3)          En présence d’une défense d’automatisme avec troubles mentaux, la poursuite peut-elle requérir l’utilisation de l’article 16 du Code criminel malgré l’objection du défendeur?

[73]         La partie qui soulève une défense d’automatisme assume un fardeau de présentation selon le critère de la vraisemblance afin qu’elle soit soumise au juge des faits.

[74]           Une fois ce fardeau rencontré par le requérant, il doit établir le fond de sa défense d’automatisme selon le critère de la preuve prépondérante[20].

[75]           Dans la situation d’une défense d’automatisme avec troubles mentaux, une application de l’article 16 du Code criminel en conjonction avec les articles 672.34 et 672.54 du Code criminel s’impose[21].

[76]           Dans le cas sous étude, la poursuite convient d’une défense d’automatisme avec troubles mentaux.

[77]           L’article 672.12 (3) du Code criminel prévoit :

Le tribunal ne peut pas rendre une ordonnance d’évaluation en vue de déterminer si l’accusé était atteint de troubles mentaux de nature à ne pas engager sa responsabilité criminelle au moment de la perpétration de l’infraction reprochée que si l’accusé a mis en doute sa capacité mentale à former une intention criminelle nécessaire ou si le poursuivant lui démontre qu’en raison de troubles mentaux, il existe des motifs raisonnables de mettre en doute la responsabilité criminelle de l’accusé à l’égard de l’infraction reprochée.

[78]           Par cet article du Code criminel le législateur astreint le pouvoir du Tribunal d’émettre une ordonnance d’évaluation à la condition que l’accusé ait mis en doute sa capacité mentale à former une intention criminelle ou si le poursuivant en raison de troubles mentaux est en mesure de démontrer des motifs raisonnables de mettre en doute la responsabilité criminelle de l’accusé.

[79]           On comprend aisément qu’il appartient à la défense de soulever ou non ce moyen de défense. Dans certains cas, il peut s’avérer que le remède soit pire que la maladie. Imaginons une personne accusée d’un vol à l’étalage d’un objet de 5 $. Si le Tribunal peut rendre une ordonnance d’évaluation de l’état mental de l’accusé au moment de la commission de l’infraction à la demande de la poursuite et malgré l’objection de la défense, on constate que cela peut aboutir à un déni de justice.

[80]           Dans l’arrêt Swain[22], la Cour suprême énonce le principe du droit de l’accusé de contrôler sa défense. Le principe de Common Law autorisant la poursuite à soulever cette défense de troubles mentaux a été déclaré inconstitutionnel. Elle avait comme résultat d’empêcher l’accusé de présenter des arguments valables en défense pour tout autre motif puisque sa crédibilité était minée par les allégations de la poursuite.

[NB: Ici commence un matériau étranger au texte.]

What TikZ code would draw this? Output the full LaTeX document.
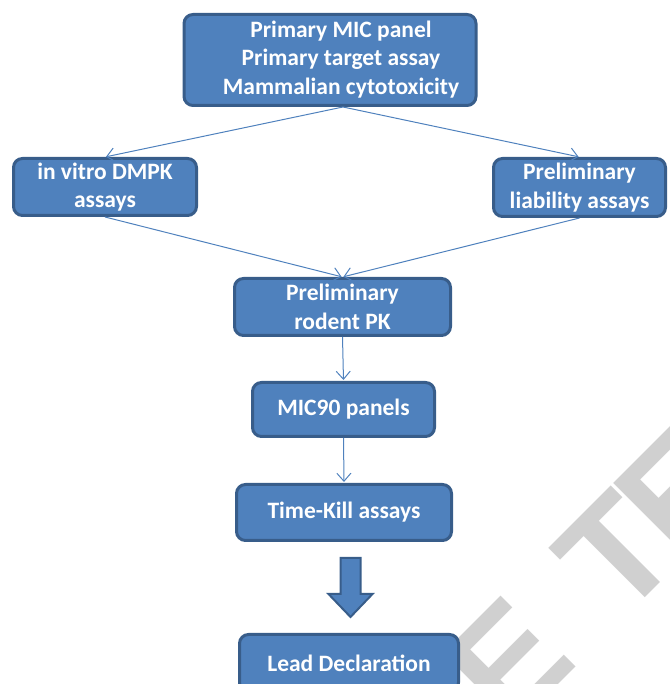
\documentclass[tikz,border=0pt]{standalone}
\usepackage{fontspec}
\setmainfont{Carlito}
\newfontfamily\wmfont{Liberation Sans}
\usetikzlibrary{arrows.meta}
\definecolor{boxblue}{RGB}{79,129,189}
\definecolor{boxedge}{RGB}{56,93,138}
\definecolor{wmgray}{RGB}{208,208,208}

\begin{document}
\begin{tikzpicture}[x=1pt,y=1pt]
        \tikzstyle{box node}=[draw=boxedge,fill=boxblue,line width=3pt,rounded corners=9pt,align=center,text=white,inner sep=0pt,font=\fontsize{23.5}{28.5}\selectfont\bfseries]
        \tikzstyle{link}=[draw=boxblue,line width=1pt,shorten >=1pt,-{Straight Barb[length=8pt,width=14pt]}]
        \tikzstyle{mark letter}=[text=wmgray,rotate=45,anchor=base,inner sep=0pt,font=\wmfont\fontsize{150}{150}\selectfont\bfseries]
        \useasboundingbox (0,0) rectangle (669,684);
        \clip (0,0) rectangle (669,684);

        % watermark behind the boxes
        \node[mark letter] (markA) at (545,-14) {E};
        \node[mark letter] (markB) at (653,94) {T};
        \node[mark letter] (markC) at (715,156) {E};

        \node[box node,minimum width=292pt,minimum height=91pt] (primary) at (330,624) {\begin{tabular}{@{\hspace{22pt}}c@{}}Primary MIC panel\\Primary target assay\\Mammalian cytotoxicity\end{tabular}};
        \node[box node,minimum width=183pt,minimum height=57pt] (dmpk) at (105,497) {in vitro DMPK\\assays};
        \node[box node,minimum width=172pt,minimum height=58pt] (liability) at (579.5,496.5) {Preliminary\\liability assays};
        \node[box node,minimum width=216pt,minimum height=57pt] (rodent) at (342.5,377) {Preliminary\\rodent PK};
        \node[box node,minimum width=182pt,minimum height=54pt] (mic) at (343.5,274.5) {MIC90 panels};
        \node[box node,minimum width=215pt,minimum height=56pt] (timekill) at (344,171.5) {Time-Kill assays};
        \node[box node,minimum width=219pt,minimum height=57pt] (lead) at (349,21) {Lead Declaration};

        \coordinate (fork) at (343,577);
        \draw[link] (fork) -- (dmpk.north);
        \draw[link] (fork) -- (liability.north);
        \draw[link] (dmpk.south) -- (rodent.north);
        \draw[link] (liability.south) -- (rodent.north);
        \draw[link] (rodent.south) -- (mic.north);
        \draw[link] (mic.south) -- (timekill.north);

        % block arrow to the lead box
        \draw[draw=boxedge,fill=boxblue,line width=2pt,line join=miter] (340.5,126) -- (360.5,126) -- (360.5,90) -- (372.5,90) -- (350.5,67) -- (328.5,90) -- (340.5,90) -- cycle;
    \end{tikzpicture}
\end{document}
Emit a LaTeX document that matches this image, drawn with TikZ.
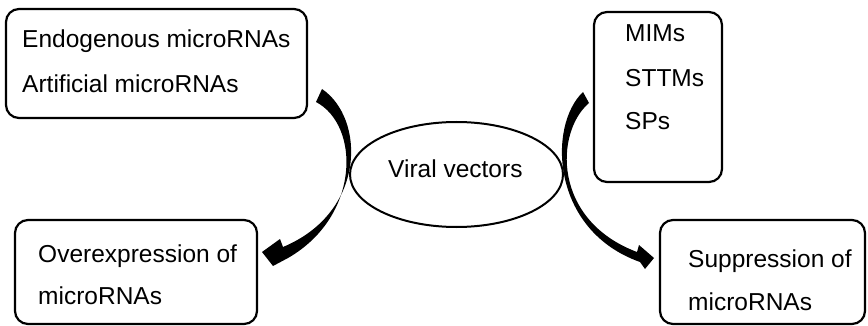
\documentclass[tikz,border=0pt]{standalone}
\usepackage{fontspec}
\setmainfont{Liberation Sans}
\usetikzlibrary{shapes.geometric}
\begin{document}
\begin{tikzpicture}[x=1pt,y=-1pt,
  box/.style={draw=black, line width=2.2pt, rounded corners=13pt, rectangle, inner sep=0pt},
  oval/.style={draw=black, line width=2pt, ellipse, inner sep=0pt},
  lbl/.style={anchor=base west, inner sep=0pt, font=\fontsize{24.5}{28}\selectfont},
  arr/.style={fill=black, draw=none}]
\useasboundingbox (0,0) rectangle (868,326);
% boxes
\node[box, minimum width=301pt, minimum height=109pt] (b1) at (156.5,63.5) {};
\node[box, minimum width=128pt, minimum height=170pt] (b2) at (658,97) {};
\node[box, minimum width=242pt, minimum height=104pt] (b3) at (136,272) {};
\node[box, minimum width=205pt, minimum height=104pt] (b4) at (762.5,272) {};
\node[oval, minimum width=213pt, minimum height=105pt] (vv) at (456.5,174.5) {};
% texts
\node[lbl] (t1a) at (22,48) {Endogenous microRNAs};
\node[lbl] (t1b) at (22,93) {Artificial microRNAs};
\node[lbl] (t2a) at (625,42) {MIMs};
\node[lbl] (t2b) at (625,87) {STTMs};
\node[lbl] (t2c) at (625,130) {SPs};
\node[lbl] (t3a) at (38,262) {Overexpression of};
\node[lbl] (t3b) at (38,304) {microRNAs};
\node[lbl] (t4a) at (688,267) {Suppression of};
\node[lbl] (t4b) at (688,310) {microRNAs};
\node[lbl] (tvv) at (388,178) {Viral vectors};
% left arrow (tapered)
\fill[arr] (316,102) -- (322,89)
  .. controls (365,118) and (367,212) .. (283,247)
  -- (280,239) -- (262,252) -- (273,266) -- (288,258)
  .. controls (361,216) and (360,125) .. (316,102) -- cycle;
% right arrow (tapered)
\fill[arr] (583,92) -- (589,103)
  .. controls (555,132) and (552,220) .. (637,252)
  -- (639,245) -- (654,258) -- (645,269) -- (640,262)
  .. controls (550,230) and (548,125) .. (583,92) -- cycle;
\end{tikzpicture}
\end{document}
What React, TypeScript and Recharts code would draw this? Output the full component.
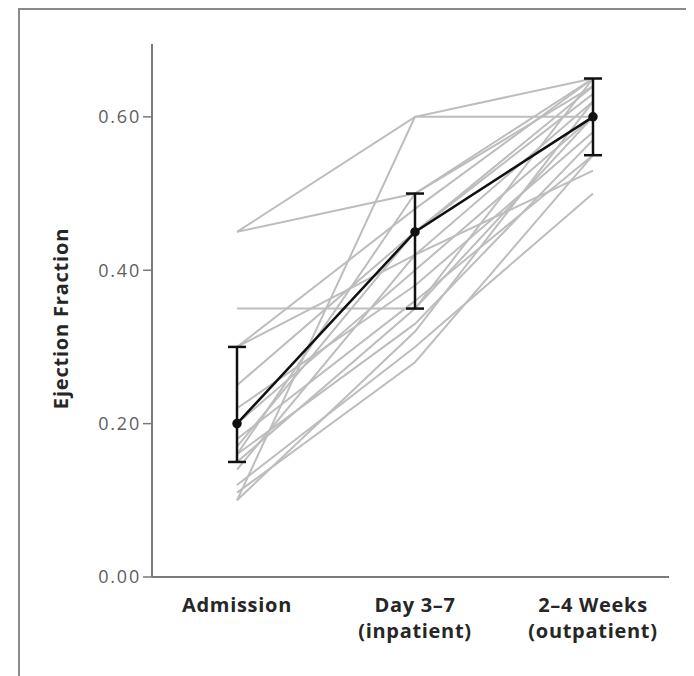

[81]           La Cour énonce dans l’arrêt Swain[23]:

J’estime donc que la règle de common law qui permet au ministère public de présenter une preuve d’aliénation mentale contre le gré de l’accusé constitue une entrave à la liberté, incompatible avec les principes de justice fondamentale.  En conséquence, la règle de common law restreint les droits reconnus à l’accusé par l’art. 7 de la Charte.[24]

[82]           Cependant, dans l’analyse de sa décision, la Cour suprême énonce à la page 34 du même arrêt :

Ainsi, bien que le droit d’un accusé de contrôler sa défense soit un principe de justice fondamentale, ce droit n’est pas “absolu”. Si un accusé choisit de mener sa défense de telle manière que sa capacité mentale de former une intention criminelle est d’une manière ou d’une autre mise en doute, le ministère public aura alors le droit de “compléter le tableau” en présentant sa propre preuve d’aliénation mentale et le juge du procès sera fondé à donner au jury des directives relativement à l’art. 16.[25]

[83]           Dans le dossier à l’étude, le défendeur présente une défense voulant qu’il n’ait pas eu l’intention générale de refuser de se soumettre à l’alcootest en raison d’un choc post-traumatique qui a créé chez lui un état de panique au contact des policiers le privant ainsi du caractère volontaire de ses agissements.

[84]           En conséquence, le Tribunal peut rendre une décision en ce qui concerne la défense d’automatisme avec troubles mentaux qui est subsumée à l’article 16 du Code criminel[26].